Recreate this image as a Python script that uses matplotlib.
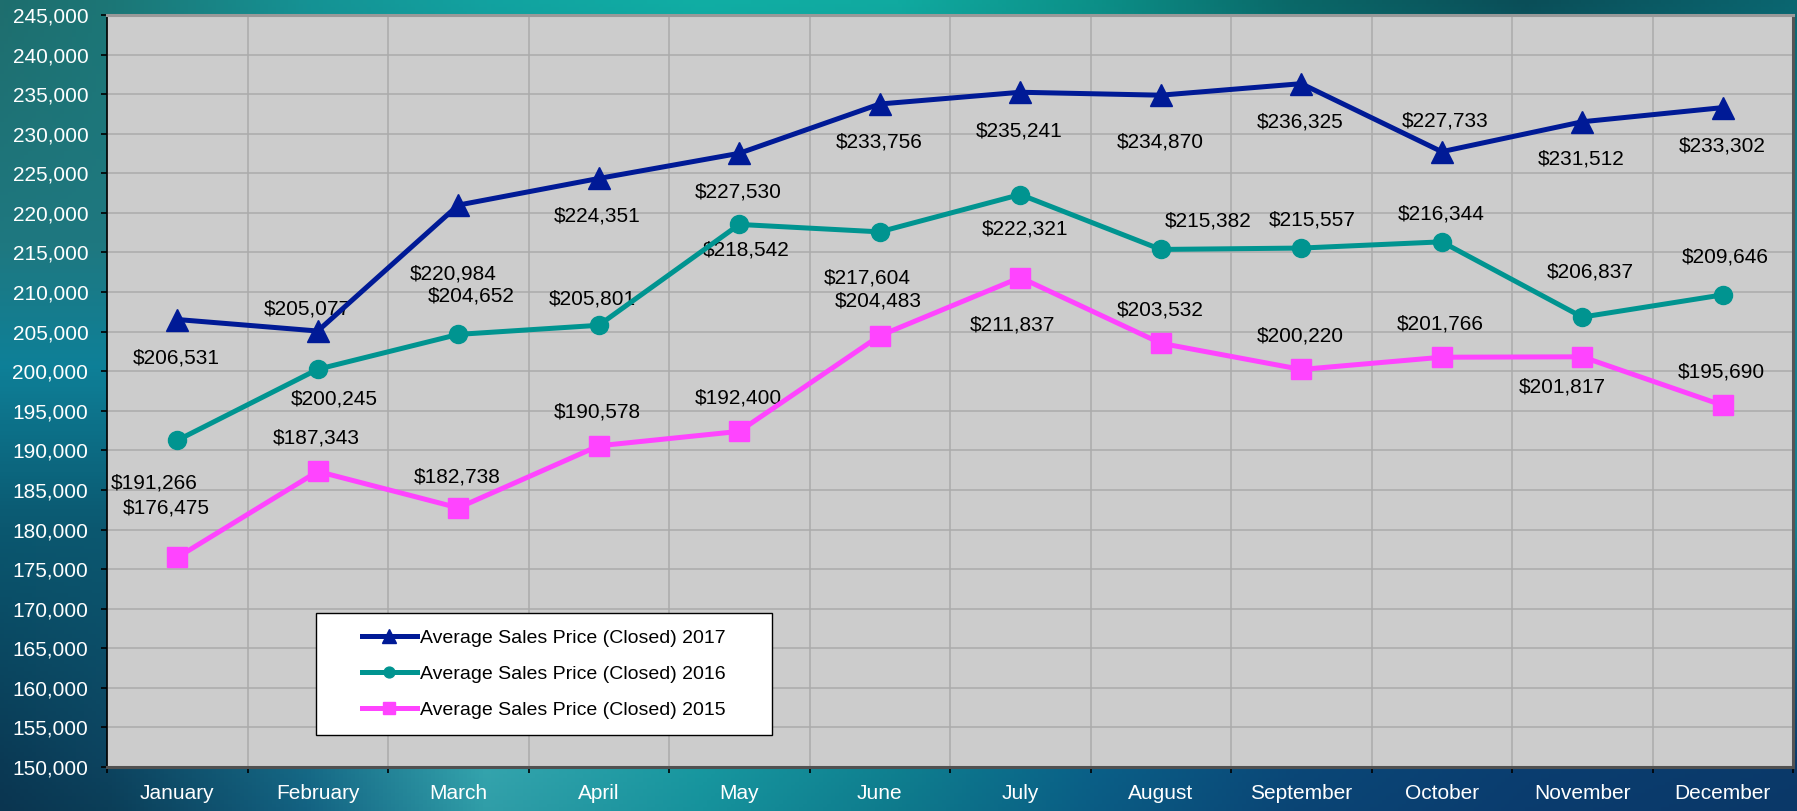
import numpy as np
import matplotlib
matplotlib.use("Agg")
import matplotlib.pyplot as plt
from matplotlib.colors import to_rgb
from matplotlib.patches import Rectangle
from matplotlib.ticker import FuncFormatter

plt.rcParams['font.family'] = ['Liberation Sans', 'DejaVu Sans']

months = ["January", "February", "March", "April", "May", "June",
          "July", "August", "September", "October", "November", "December"]

price_2017 = [206531, 205077, 220984, 224351, 227530, 233756,
              235241, 234870, 236325, 227733, 231512, 233302]
price_2016 = [191266, 200245, 204652, 205801, 218542, 217604,
              222321, 215382, 215557, 216344, 206837, 209646]
price_2015 = [176475, 187343, 182738, 190578, 192400, 204483,
              211837, 203532, 200220, 201766, 201817, 195690]

series_names = ["Average Sales Price (Closed) 2017",
                "Average Sales Price (Closed) 2016",
                "Average Sales Price (Closed) 2015"]

# where each data label sits relative to its point (pixels, x right / y down)
offsets_2017 = [(-1, 38), (-10, -22), (-5, 69), (-2, 38), (-1, 39), (-1, 38),
                (-1, 39), (0, 47), (-1, 38), (3, -31), (-1, 37), (-1, 38)]
offsets_2016 = [(-23, 43), (17, 30), (13, -38), (-6, -26), (7, 26), (-12, 46),
                (5, 34), (47, -28), (11, -28), (-1, -28), (8, -45), (3, -38)]
offsets_2015 = [(-11, -49), (-1, -33), (-1, -31), (-1, -34), (-1, -33), (-1, -35),
                (-8, 47), (-1, -33), (-1, -33), (-1, -33), (-20, 30), (-1, -33)]


def gradient(xs, ys, grid, w=450, h=220):
    grid = np.array([[to_rgb(c) for c in row] for row in grid])
    gx = np.linspace(0, 1, w)
    gy = np.linspace(0, 1, h)
    rows = np.array([[np.interp(gx, xs, grid[j, :, c]) for c in range(3)]
                     for j in range(len(ys))])
    out = np.empty((h, w, 3))
    for c in range(3):
        for i in range(w):
            out[:, i, c] = np.interp(gy, ys, rows[:, c, i])
    return out


bg_x = [0, 0.06, 0.17, 0.27, 0.39, 0.5, 0.61, 0.72, 0.85, 1]
bg_y = [0, 0.3, 0.45, 0.65, 0.94, 1]
mid = "#148090"
bg_grid = [
    ["#1E6E6E", "#1C7676", "#159294", "#12A2A0", "#10AEA4", "#10AAA0", "#0C9088", "#0A6868", "#0A4E58", "#0A6670"],
    ["#1F7880", "#1F7880", mid, mid, mid, mid, mid, mid, mid, mid],
    ["#0E8098", "#0E8098", mid, mid, mid, mid, mid, mid, mid, mid],
    ["#0B5870", "#0B5870", mid, mid, mid, mid, mid, mid, mid, mid],
    ["#0A3A55", "#0D4460", "#166A86", "#35A5AE", "#1898A0", "#0F8090", "#0A6088", "#0A4878", "#0A3E70", "#0A3A6A"],
    ["#0A3550", "#0B3E58", "#136282", "#309EA8", "#16929C", "#0E7A8C", "#0A5C84", "#0A4575", "#0A3C6E", "#0A3868"],
]

fig = plt.figure(figsize=(17.97, 8.11), dpi=100)

bg = fig.add_axes([0, 0, 1, 1])
bg.imshow(gradient(bg_x, bg_y, bg_grid), aspect='auto', extent=[0, 1, 0, 1])
bg.axis('off')

ax = fig.add_axes([107 / 1797, 44 / 811, 1686 / 1797, 752 / 811])
ax.set_facecolor('#CCCCCC')

x = np.arange(len(months))
styles = [
    (price_2017, offsets_2017, '#001A96', '^', 16),
    (price_2016, offsets_2016, '#009490', 'o', 13),
    (price_2015, offsets_2015, '#FF44FF', 's', 14),
]
for (vals, offs, color, marker, ms), name in zip(styles, series_names):
    ax.plot(x, vals, color=color, lw=3.6, marker=marker, markersize=ms,
            label=name, zorder=3)
    for xi, v, (dx, dy) in zip(x, vals, offs):
        ax.annotate(f"${v:,}", (xi, v), xytext=(dx, -dy), textcoords='offset pixels',
                    ha='center', va='center', fontsize=15, color='black', zorder=2.5)

ax.set_xlim(-0.5, 11.5)
ax.set_ylim(150000, 245000)
ax.set_yticks(np.arange(150000, 245001, 5000))
ax.yaxis.set_major_formatter(FuncFormatter(lambda v, p: f"{int(v):,}"))

ax.set_xticks(x, labels=months)
ax.set_xticks(np.arange(-0.5, 12, 1), minor=True)
ax.tick_params(axis='x', which='major', length=0, pad=12, labelcolor='white', labelsize=15)
ax.tick_params(axis='x', which='minor', length=4.5, width=1.2, color='black')
ax.tick_params(axis='y', which='major', length=4.5, width=1.2, color='black', pad=9,
               labelcolor='white', labelsize=15)

ax.grid(axis='x', which='minor', color='#ABABAB', lw=1.1, zorder=0)
ax.grid(axis='y', which='major', color='#ABABAB', lw=1.1, zorder=0)
ax.set_axisbelow(True)

ax.spines['left'].set_color('black')
ax.spines['left'].set_linewidth(1.2)
ax.spines['bottom'].set_color('#505050')
ax.spines['bottom'].set_linewidth(2.2)
ax.spines['top'].set_color('#999999')
ax.spines['top'].set_linewidth(2.2)
ax.spines['right'].set_color('#555555')
ax.spines['right'].set_linewidth(2.2)

lx, ly, lw, lh = 0.124, 0.0426, 0.2705, 0.1622
ax.add_patch(Rectangle((lx, ly), lw, lh, transform=ax.transAxes, facecolor='white',
                       edgecolor='black', lw=1.0, zorder=4))
leg = ax.legend(loc='center', bbox_to_anchor=(lx + lw / 2, ly + lh / 2), frameon=False,
                fontsize=14, handlelength=2.8, handletextpad=0.2, labelspacing=0.95,
                markerscale=0.6, numpoints=1)
leg.set_zorder(5)

fig.savefig("out.png", dpi=100)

□ □ □ □ □ □ □

Brief:
The data above needs to be retyped exactly, with the images left out.

Solution to this problem:
Recreate this image as a Python script that uses matplotlib.
import numpy as np
import matplotlib
matplotlib.use("Agg")
import matplotlib.pyplot as plt
from matplotlib.colors import to_rgb
from matplotlib.patches import Rectangle
from matplotlib.ticker import FuncFormatter

plt.rcParams['font.family'] = ['Liberation Sans', 'DejaVu Sans']

months = ["January", "February", "March", "April", "May", "June",
          "July", "August", "September", "October", "November", "December"]

price_2017 = [206531, 205077, 220984, 224351, 227530, 233756,
              235241, 234870, 236325, 227733, 231512, 233302]
price_2016 = [191266, 200245, 204652, 205801, 218542, 217604,
              222321, 215382, 215557, 216344, 206837, 209646]
price_2015 = [176475, 187343, 182738, 190578, 192400, 204483,
              211837, 203532, 200220, 201766, 201817, 195690]

series_names = ["Average Sales Price (Closed) 2017",
                "Average Sales Price (Closed) 2016",
                "Average Sales Price (Closed) 2015"]

# where each data label sits relative to its point (pixels, x right / y down)
offsets_2017 = [(-1, 38), (-10, -22), (-5, 69), (-2, 38), (-1, 39), (-1, 38),
                (-1, 39), (0, 47), (-1, 38), (3, -31), (-1, 37), (-1, 38)]
offsets_2016 = [(-23, 43), (17, 30), (13, -38), (-6, -26), (7, 26), (-12, 46),
                (5, 34), (47, -28), (11, -28), (-1, -28), (8, -45), (3, -38)]
offsets_2015 = [(-11, -49), (-1, -33), (-1, -31), (-1, -34), (-1, -33), (-1, -35),
                (-8, 47), (-1, -33), (-1, -33), (-1, -33), (-20, 30), (-1, -33)]


def gradient(xs, ys, grid, w=450, h=220):
    grid = np.array([[to_rgb(c) for c in row] for row in grid])
    gx = np.linspace(0, 1, w)
    gy = np.linspace(0, 1, h)
    rows = np.array([[np.interp(gx, xs, grid[j, :, c]) for c in range(3)]
                     for j in range(len(ys))])
    out = np.empty((h, w, 3))
    for c in range(3):
        for i in range(w):
            out[:, i, c] = np.interp(gy, ys, rows[:, c, i])
    return out


bg_x = [0, 0.06, 0.17, 0.27, 0.39, 0.5, 0.61, 0.72, 0.85, 1]
bg_y = [0, 0.3, 0.45, 0.65, 0.94, 1]
mid = "#148090"
bg_grid = [
    ["#1E6E6E", "#1C7676", "#159294", "#12A2A0", "#10AEA4", "#10AAA0", "#0C9088", "#0A6868", "#0A4E58", "#0A6670"],
    ["#1F7880", "#1F7880", mid, mid, mid, mid, mid, mid, mid, mid],
    ["#0E8098", "#0E8098", mid, mid, mid, mid, mid, mid, mid, mid],
    ["#0B5870", "#0B5870", mid, mid, mid, mid, mid, mid, mid, mid],
    ["#0A3A55", "#0D4460", "#166A86", "#35A5AE", "#1898A0", "#0F8090", "#0A6088", "#0A4878", "#0A3E70", "#0A3A6A"],
    ["#0A3550", "#0B3E58", "#136282", "#309EA8", "#16929C", "#0E7A8C", "#0A5C84", "#0A4575", "#0A3C6E", "#0A3868"],
]

fig = plt.figure(figsize=(17.97, 8.11), dpi=100)

bg = fig.add_axes([0, 0, 1, 1])
bg.imshow(gradient(bg_x, bg_y, bg_grid), aspect='auto', extent=[0, 1, 0, 1])
bg.axis('off')

ax = fig.add_axes([107 / 1797, 44 / 811, 1686 / 1797, 752 / 811])
ax.set_facecolor('#CCCCCC')

x = np.arange(len(months))
styles = [
    (price_2017, offsets_2017, '#001A96', '^', 16),
    (price_2016, offsets_2016, '#009490', 'o', 13),
    (price_2015, offsets_2015, '#FF44FF', 's', 14),
]
for (vals, offs, color, marker, ms), name in zip(styles, series_names):
    ax.plot(x, vals, color=color, lw=3.6, marker=marker, markersize=ms,
            label=name, zorder=3)
    for xi, v, (dx, dy) in zip(x, vals, offs):
        ax.annotate(f"${v:,}", (xi, v), xytext=(dx, -dy), textcoords='offset pixels',
                    ha='center', va='center', fontsize=15, color='black', zorder=2.5)

ax.set_xlim(-0.5, 11.5)
ax.set_ylim(150000, 245000)
ax.set_yticks(np.arange(150000, 245001, 5000))
ax.yaxis.set_major_formatter(FuncFormatter(lambda v, p: f"{int(v):,}"))

ax.set_xticks(x, labels=months)
ax.set_xticks(np.arange(-0.5, 12, 1), minor=True)
ax.tick_params(axis='x', which='major', length=0, pad=12, labelcolor='white', labelsize=15)
ax.tick_params(axis='x', which='minor', length=4.5, width=1.2, color='black')
ax.tick_params(axis='y', which='major', length=4.5, width=1.2, color='black', pad=9,
               labelcolor='white', labelsize=15)

ax.grid(axis='x', which='minor', color='#ABABAB', lw=1.1, zorder=0)
ax.grid(axis='y', which='major', color='#ABABAB', lw=1.1, zorder=0)
ax.set_axisbelow(True)

ax.spines['left'].set_color('black')
ax.spines['left'].set_linewidth(1.2)
ax.spines['bottom'].set_color('#505050')
ax.spines['bottom'].set_linewidth(2.2)
ax.spines['top'].set_color('#999999')
ax.spines['top'].set_linewidth(2.2)
ax.spines['right'].set_color('#555555')
ax.spines['right'].set_linewidth(2.2)

lx, ly, lw, lh = 0.124, 0.0426, 0.2705, 0.1622
ax.add_patch(Rectangle((lx, ly), lw, lh, transform=ax.transAxes, facecolor='white',
                       edgecolor='black', lw=1.0, zorder=4))
leg = ax.legend(loc='center', bbox_to_anchor=(lx + lw / 2, ly + lh / 2), frameon=False,
                fontsize=14, handlelength=2.8, handletextpad=0.2, labelspacing=0.95,
                markerscale=0.6, numpoints=1)
leg.set_zorder(5)

fig.savefig("out.png", dpi=100)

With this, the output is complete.